More on AFM reasoning

Others have expressed different misconceptions about the “logic” of the AFM and the nature of stage models. According to Van Zandt and Ratcliff (1995), “The use of additive mean RT's as support for a serial arrangement of subprocesses depends heavily on the assumption of selective influence …” (p. 34). Instead, the prediction of additivity should be thought of as depending on a two-part hypothesis: stages (seriality), and selective influence. Observation of additivity supports both parts, just as confirmation of a prediction from any theory supports that theory. Independent evidence for selective influence is not required.

What is a stage model?

One misconception about the kinds of models to which the AFM is relevant is perhaps due to confusion between flow-charts (with units that are subprocessES and arrows that indicate successiveness), and block diagrams (with units that are processORS and arrows that indicate information transfer). Broadbent (1984) and Coltheart (2011) have argued that a process whose subprocesses are organized in stages cannot involve feedback because it must be implemented by a “pipeline”: an ordered set of processors through which information passes in a fixed direction from input to output. They seem to misinterpret the boxes in diagrams of stage models as spatially arranged processORS, rather than temporally arranged processES.

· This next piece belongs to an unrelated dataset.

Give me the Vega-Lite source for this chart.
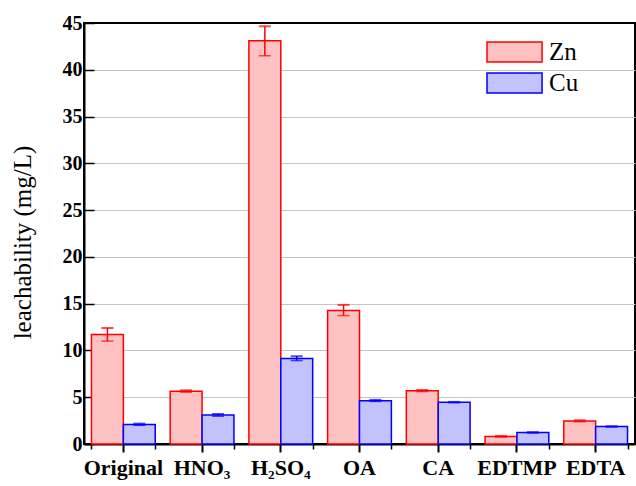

Stage models partition processing operations into temporally successive (and functionally distinct) components. Nothing prevents a later stage from using added information (feedback) to re-process evidence that was extracted earlier. For example, in reading a word, the initial perception of a letter might be revised, based on contextual letters; the revision process could be a processING stage in which a letter-perception processOR is re-used. Also, not all stages require stimulus representations provided by earlier stages as input: consider the serial operations that may underlie visual search for a feature conjunction, in which each comparison between the target and a displayed item can be thought of as a stage. For the distinction among three kinds of stage (completion-controlled, outcome-contingent, and data-dependent), see Sternberg (1984). Neurophysiological evidence for data-dependent stages is discussed by Schall (2003), Woodman et al. (2008), Schall et al. (2011), and Sternberg (2011, Section 3.2), and references therein. Neurophysiological evidence for completion-controlled stages is provided by Sigman and Dehaene (2008).